It’s quite possible that I am the only Peyton Manning fan who was leaping off the couch in joy as the first snap of the Super Bowl arced over his right shoulder and into the end zone. Loyalty? Don’t be daft. I had just made more than $100 in the first 12 seconds of the game.
I chose 60 Super Bowl bets and placed £1 on each, meaning I had a total of about $100 riding on the game, much of it riding on the absurd. I bet that Jerry Jones, owner of the Dallas Cowboys, would be shown watching from a suite in MetLife Stadium; the bookies called that one “The Dallas Buyers Club.” The most valuable player? I wasn’t too sure who it would be, but I did bet he would thank his teammates before thanking his mother, the Almighty, or anyone else. I bet a Seattle player—any Seattle player—would be shown on television catching a Skittle in his mouth after a touchdown.
Ronald Martinez/Getty ImagesI lost all of those: The ingrate Seattle linebacker and MVP, Malcolm Smith, apparently thanked no one; Jerry Jones was nowhere to be found; and the event’s crass commercialism did not spill over into Skittles on the sidelines. But it didn’t matter: I made a killing on the very first play, and I made money again on the very last touchdown.

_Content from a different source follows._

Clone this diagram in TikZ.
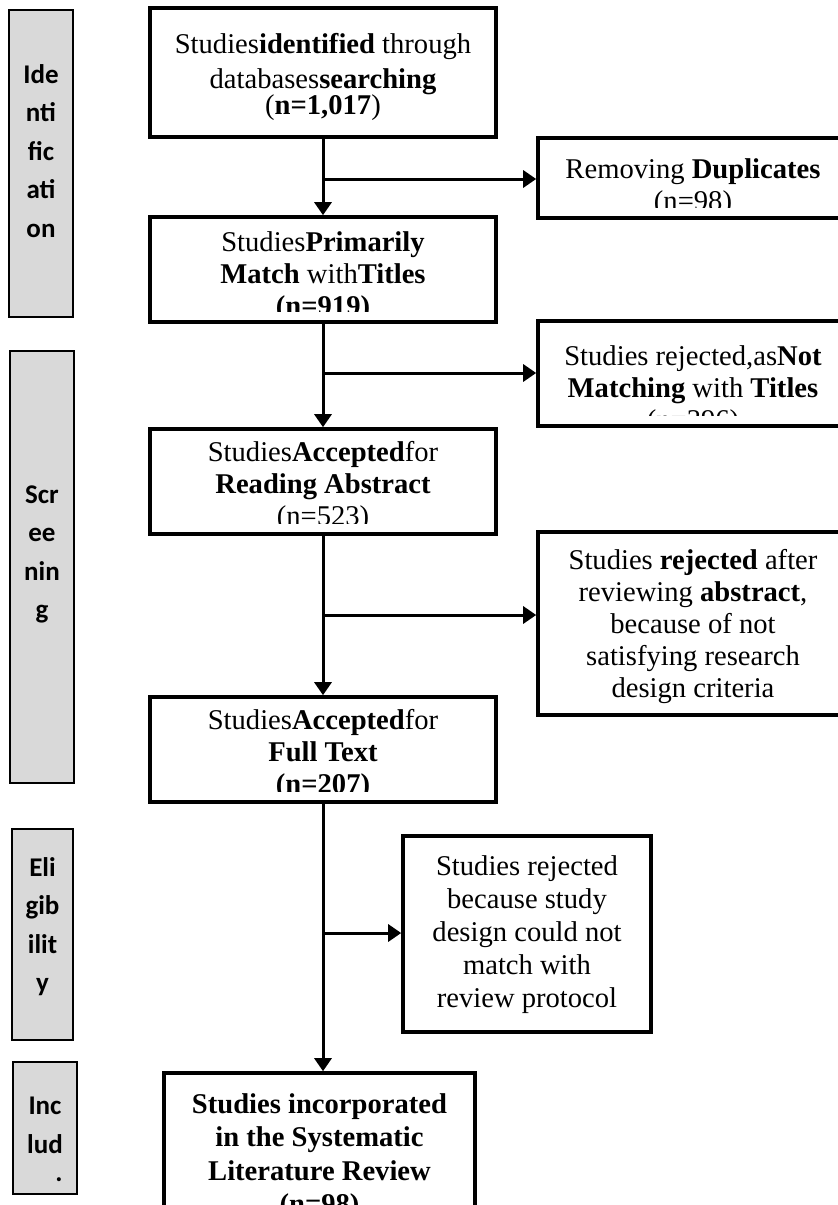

Betting like a maniac isn’t about me, it’s about where I live. This is how you watch the Super Bowl in London, or any sport, for that matter. Sports gambling is a way of life in the U.K., where it’s been legal for more than 50 years. Bookies made almost £3.2 billion ($5.2 billion) from bettors in the last full year for which regulators have a tally. You can gamble on sports, politics, or even the weather. Just walk into one of the roughly 9,000 licensed betting shops across the land or click into the websites of their operators.
Beyond the random office pool, I’m a sports-gambling novice. Chalk it up to being raised in the America outside of Nevada, in the places where bookies have friends with nicknames like “Joe Batters” and “the Bull.” But with a nudge from my editors, I decided to experience America’s biggest sporting event in English fashion—by placing as many wagers as I could possibly fathom on the game. It’s the first time in my five Super Bowls since moving to London that I have even tried to stay awake for it. Now I had to keep track of a dizzying array of money-losing opportunities into the wee hours.
Forget win, lose, or draw. William Hill (WMH:LN), the largest U.K. bookmaker, offered me and everyone else here more than 160 potential Super Bowl bets. Joe Crilly, a William Hill spokesman, told me that his company estimated it would get about £1.5 million in Super Bowl wagers, which is about double what it got just two years ago. The great variety of wagers is nothing special: By Saturday, for example, the company had teed up 203 different potential bets for the main broadcast soccer game of the weekend in the English Premier League.
That brings us back to the first 12 seconds of the game. I had bet at 66-to-1 odds that the first score would be a Seattle safety. So the stray snap meant I got back the £1 bet, plus £66 more in winnings. I made back everything I had wagered on the entire contest, plus a small profit, on the first play. Take that, Mark Cuban, who only pretended to make the safety bet.
You might think that would take the edge off for the rest of my night/morning. It did not. It just made me greedy. Soon I was shouting at my television—yelling at the guys in the control booth as much as the guys on the field. “I don’t want to see John Bloody Travolta! Where is Jerry Jones?!”
And with almost every play, I was refreshing my account online to see whether I had just made money or lost it. I had no clue what I had riding when or how. I wagered Manning’s first pass would be intercepted for no reason other than it was a 16-to-1 offering. I bet the Seahawks defense and/or special teams would score more than twice in a 14-to-1 proposition. Manning’s first attempt was not intercepted, but plenty of others were, and the Seahawks did score on special teams and defense.
There were quarter-by-quarter bets. There were fourth-down conversion bets. I even had a bet on whether there would be a score in the final two minutes of the first half. By about 3 a.m. in London, when the game was over, I was exhausted. By pure luck, I had almost doubled my money, making back everything I had wagered, plus £53.13. That converts to about $87. I had been transfixed by the worst Super Bowl I’ve ever seen. The bets kept me awake to the end. I had even bet that Seahawks’ receiver Doug Baldwin would score the last touchdown of the game, which he did on a 10-yard pass in the fourth quarter.
May the unthanked Almighty bless you, Doug Baldwin.